▼▼▼
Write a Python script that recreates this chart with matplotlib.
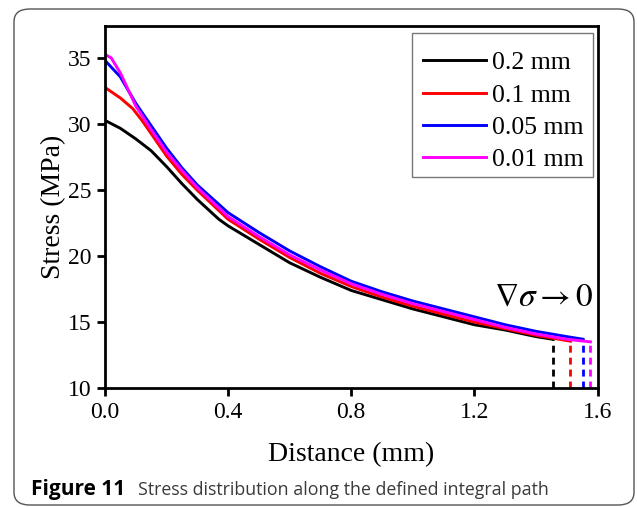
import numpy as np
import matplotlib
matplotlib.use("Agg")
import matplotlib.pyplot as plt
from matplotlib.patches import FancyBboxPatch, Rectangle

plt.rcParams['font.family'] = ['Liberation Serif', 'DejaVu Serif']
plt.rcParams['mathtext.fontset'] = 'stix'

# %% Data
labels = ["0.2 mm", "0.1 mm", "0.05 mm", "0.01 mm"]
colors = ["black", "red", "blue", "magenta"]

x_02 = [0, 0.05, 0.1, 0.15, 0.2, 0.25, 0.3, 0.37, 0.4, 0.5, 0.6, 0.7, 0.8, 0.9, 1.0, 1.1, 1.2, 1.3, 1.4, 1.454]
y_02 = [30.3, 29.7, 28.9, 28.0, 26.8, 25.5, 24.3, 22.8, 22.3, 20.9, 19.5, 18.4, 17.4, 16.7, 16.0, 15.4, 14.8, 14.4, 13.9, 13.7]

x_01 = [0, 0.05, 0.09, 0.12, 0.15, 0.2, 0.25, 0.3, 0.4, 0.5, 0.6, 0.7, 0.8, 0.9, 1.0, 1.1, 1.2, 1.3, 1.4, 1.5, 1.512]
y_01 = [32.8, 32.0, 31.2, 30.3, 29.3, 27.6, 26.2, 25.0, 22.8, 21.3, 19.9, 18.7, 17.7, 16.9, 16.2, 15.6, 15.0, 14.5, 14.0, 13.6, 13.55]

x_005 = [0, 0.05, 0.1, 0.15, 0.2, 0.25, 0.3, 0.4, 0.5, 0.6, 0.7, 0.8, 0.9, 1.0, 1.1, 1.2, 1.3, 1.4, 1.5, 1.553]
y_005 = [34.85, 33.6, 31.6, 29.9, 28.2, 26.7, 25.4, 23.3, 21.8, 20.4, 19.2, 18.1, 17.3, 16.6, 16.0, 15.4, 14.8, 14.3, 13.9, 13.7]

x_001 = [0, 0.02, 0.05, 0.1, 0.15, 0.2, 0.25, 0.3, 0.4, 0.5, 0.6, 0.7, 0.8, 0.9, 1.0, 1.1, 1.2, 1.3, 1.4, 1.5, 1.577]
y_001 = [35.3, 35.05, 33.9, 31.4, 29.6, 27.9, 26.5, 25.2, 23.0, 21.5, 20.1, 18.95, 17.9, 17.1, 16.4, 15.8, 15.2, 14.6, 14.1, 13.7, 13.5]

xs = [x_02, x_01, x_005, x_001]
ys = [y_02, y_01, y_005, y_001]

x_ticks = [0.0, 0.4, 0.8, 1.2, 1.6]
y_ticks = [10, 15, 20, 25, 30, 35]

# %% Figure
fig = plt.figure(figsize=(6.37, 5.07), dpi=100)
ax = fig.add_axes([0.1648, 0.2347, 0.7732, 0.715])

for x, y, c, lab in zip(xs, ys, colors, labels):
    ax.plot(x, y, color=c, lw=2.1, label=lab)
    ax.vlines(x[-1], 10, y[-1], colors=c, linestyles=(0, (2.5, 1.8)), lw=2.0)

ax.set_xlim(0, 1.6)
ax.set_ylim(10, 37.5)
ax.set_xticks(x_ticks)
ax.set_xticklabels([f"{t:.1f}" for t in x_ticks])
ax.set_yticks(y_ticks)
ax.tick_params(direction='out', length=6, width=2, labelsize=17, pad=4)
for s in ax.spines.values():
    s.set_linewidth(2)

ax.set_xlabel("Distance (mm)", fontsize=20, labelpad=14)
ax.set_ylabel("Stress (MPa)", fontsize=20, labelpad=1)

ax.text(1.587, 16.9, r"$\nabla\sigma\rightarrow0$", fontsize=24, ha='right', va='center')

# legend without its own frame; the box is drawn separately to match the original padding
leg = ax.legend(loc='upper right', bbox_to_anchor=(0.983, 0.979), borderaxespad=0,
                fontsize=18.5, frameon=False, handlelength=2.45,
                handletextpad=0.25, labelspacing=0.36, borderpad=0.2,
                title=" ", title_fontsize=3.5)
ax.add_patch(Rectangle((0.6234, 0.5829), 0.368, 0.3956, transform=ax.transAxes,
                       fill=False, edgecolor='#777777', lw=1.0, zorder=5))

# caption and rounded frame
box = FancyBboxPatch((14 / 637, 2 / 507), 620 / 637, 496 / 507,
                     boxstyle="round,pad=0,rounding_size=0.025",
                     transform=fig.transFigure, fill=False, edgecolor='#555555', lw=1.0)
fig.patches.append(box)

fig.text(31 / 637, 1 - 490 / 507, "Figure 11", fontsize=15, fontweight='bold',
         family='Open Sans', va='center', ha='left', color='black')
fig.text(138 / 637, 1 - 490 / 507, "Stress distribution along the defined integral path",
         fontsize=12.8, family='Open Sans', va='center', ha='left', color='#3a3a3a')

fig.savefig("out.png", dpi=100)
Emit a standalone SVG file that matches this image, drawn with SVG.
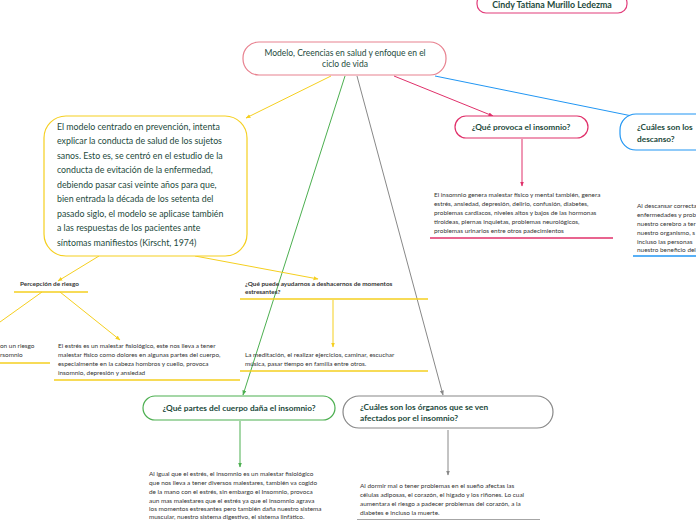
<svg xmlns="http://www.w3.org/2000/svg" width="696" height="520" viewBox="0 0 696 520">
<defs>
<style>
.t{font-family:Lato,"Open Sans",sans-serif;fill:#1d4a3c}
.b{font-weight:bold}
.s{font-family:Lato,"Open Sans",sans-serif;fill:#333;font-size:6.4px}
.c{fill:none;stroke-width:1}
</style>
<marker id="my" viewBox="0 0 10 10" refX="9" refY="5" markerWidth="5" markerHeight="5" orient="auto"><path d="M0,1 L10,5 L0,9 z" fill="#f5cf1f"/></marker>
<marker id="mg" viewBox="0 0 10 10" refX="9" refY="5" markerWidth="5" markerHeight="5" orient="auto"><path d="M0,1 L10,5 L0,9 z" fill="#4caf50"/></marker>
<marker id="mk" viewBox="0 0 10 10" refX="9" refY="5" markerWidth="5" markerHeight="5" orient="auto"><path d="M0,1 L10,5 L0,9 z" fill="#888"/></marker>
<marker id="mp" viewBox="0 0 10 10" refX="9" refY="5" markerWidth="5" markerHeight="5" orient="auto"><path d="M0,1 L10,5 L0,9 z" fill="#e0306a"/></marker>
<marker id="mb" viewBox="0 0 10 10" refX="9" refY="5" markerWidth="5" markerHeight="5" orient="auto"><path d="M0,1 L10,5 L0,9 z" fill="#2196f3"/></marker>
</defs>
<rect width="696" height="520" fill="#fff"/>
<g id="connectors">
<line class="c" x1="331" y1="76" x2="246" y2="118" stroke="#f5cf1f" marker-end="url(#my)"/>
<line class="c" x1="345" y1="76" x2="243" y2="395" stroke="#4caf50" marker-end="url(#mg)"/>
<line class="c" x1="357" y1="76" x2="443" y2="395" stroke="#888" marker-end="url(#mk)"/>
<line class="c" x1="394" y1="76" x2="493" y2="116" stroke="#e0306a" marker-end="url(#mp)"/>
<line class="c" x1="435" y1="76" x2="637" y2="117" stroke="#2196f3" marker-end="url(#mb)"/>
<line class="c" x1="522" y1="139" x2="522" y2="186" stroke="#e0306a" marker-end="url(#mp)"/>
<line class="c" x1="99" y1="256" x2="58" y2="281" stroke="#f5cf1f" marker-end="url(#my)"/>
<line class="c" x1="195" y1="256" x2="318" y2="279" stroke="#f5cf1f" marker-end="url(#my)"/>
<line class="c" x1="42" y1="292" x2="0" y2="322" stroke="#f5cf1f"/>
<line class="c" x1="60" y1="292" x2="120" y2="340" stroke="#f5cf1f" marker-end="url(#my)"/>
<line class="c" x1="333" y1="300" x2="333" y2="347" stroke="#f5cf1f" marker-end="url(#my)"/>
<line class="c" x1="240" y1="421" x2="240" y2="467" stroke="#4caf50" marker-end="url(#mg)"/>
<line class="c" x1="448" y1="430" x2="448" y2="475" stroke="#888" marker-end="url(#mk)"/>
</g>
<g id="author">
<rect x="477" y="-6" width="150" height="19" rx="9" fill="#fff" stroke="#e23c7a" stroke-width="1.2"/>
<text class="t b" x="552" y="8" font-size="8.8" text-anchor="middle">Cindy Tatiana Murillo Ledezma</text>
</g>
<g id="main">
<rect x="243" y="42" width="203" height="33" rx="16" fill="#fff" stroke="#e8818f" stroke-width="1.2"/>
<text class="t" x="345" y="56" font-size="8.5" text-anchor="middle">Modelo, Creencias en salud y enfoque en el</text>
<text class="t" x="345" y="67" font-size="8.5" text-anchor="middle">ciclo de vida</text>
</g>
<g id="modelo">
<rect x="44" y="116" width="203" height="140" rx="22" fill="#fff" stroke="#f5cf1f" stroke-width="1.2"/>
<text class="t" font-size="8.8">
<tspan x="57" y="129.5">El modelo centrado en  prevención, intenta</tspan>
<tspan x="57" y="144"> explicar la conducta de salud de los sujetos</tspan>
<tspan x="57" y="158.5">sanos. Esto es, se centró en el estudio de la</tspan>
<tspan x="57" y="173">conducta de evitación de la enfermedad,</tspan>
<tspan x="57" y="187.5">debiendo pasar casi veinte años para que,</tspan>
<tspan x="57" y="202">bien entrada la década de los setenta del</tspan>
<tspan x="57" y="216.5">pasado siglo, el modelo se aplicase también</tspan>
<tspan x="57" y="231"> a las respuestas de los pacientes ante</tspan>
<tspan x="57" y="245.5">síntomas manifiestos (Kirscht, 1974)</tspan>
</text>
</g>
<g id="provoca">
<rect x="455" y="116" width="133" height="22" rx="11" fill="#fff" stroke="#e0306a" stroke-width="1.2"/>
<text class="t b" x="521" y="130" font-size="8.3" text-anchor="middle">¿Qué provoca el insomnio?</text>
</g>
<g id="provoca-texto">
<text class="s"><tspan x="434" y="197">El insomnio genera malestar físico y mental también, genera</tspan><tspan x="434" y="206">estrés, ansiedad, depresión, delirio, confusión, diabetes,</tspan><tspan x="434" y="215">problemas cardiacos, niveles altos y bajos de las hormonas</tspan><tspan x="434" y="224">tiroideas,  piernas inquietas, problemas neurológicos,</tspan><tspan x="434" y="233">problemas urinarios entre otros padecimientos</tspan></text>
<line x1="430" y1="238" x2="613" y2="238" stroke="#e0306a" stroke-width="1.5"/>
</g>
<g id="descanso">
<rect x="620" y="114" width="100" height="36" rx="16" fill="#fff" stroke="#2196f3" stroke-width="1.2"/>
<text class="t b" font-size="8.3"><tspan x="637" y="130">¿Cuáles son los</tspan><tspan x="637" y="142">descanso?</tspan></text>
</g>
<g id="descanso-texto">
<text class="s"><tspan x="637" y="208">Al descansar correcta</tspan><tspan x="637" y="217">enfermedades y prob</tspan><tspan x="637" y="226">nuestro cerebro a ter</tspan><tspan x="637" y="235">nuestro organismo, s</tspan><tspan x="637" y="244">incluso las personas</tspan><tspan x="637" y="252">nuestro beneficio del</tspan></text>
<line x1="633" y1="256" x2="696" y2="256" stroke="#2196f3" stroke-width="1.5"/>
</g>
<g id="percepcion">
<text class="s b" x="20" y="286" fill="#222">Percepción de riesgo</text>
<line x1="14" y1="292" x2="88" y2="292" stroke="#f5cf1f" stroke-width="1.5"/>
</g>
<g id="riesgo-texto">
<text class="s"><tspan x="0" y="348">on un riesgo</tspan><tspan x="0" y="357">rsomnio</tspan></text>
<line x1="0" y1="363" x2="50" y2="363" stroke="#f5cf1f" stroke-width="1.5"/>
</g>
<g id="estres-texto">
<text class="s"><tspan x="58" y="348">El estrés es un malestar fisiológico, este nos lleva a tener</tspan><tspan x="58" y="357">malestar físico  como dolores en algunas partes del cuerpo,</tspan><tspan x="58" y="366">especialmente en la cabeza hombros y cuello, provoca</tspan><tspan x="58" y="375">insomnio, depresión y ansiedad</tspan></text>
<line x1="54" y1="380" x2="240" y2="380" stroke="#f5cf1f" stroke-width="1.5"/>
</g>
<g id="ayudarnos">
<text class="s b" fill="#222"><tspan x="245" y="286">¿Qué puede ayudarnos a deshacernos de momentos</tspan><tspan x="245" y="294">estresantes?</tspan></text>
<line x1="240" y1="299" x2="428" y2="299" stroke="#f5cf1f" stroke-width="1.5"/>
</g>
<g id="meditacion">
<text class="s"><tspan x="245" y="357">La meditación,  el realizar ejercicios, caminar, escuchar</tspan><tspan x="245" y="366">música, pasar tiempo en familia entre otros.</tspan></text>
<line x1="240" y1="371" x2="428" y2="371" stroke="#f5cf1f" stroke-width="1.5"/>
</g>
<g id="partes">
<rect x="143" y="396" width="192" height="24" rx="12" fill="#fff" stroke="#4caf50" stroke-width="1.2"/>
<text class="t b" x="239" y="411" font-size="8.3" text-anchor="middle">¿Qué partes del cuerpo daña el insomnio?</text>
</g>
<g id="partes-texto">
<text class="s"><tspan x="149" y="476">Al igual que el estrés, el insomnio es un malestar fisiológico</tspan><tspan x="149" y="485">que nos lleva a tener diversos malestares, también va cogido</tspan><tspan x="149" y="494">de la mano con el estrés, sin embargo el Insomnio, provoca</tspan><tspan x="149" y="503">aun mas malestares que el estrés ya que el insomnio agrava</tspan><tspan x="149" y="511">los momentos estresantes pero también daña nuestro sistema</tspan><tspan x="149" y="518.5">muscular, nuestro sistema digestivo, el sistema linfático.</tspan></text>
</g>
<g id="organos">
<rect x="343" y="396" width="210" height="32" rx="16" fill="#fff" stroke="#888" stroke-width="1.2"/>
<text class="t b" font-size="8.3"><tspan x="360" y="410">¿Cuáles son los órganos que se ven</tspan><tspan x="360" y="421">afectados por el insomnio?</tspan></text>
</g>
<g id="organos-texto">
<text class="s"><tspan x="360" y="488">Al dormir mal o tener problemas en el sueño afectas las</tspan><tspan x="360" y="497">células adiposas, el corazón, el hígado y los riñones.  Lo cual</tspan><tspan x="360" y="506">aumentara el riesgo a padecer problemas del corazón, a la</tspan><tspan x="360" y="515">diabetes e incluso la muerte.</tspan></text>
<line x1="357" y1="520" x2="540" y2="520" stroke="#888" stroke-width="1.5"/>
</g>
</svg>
▲▲▲
What the exercise asks -
Without the pictures, return the listing above from its first line through the line that has "plt.rcParams['mathtext.fontset'] = 'stix'".

Task output -
Write a Python script that recreates this chart with matplotlib.
import numpy as np
import matplotlib
matplotlib.use("Agg")
import matplotlib.pyplot as plt
from matplotlib.patches import FancyBboxPatch, Rectangle

plt.rcParams['font.family'] = ['Liberation Serif', 'DejaVu Serif']
plt.rcParams['mathtext.fontset'] = 'stix'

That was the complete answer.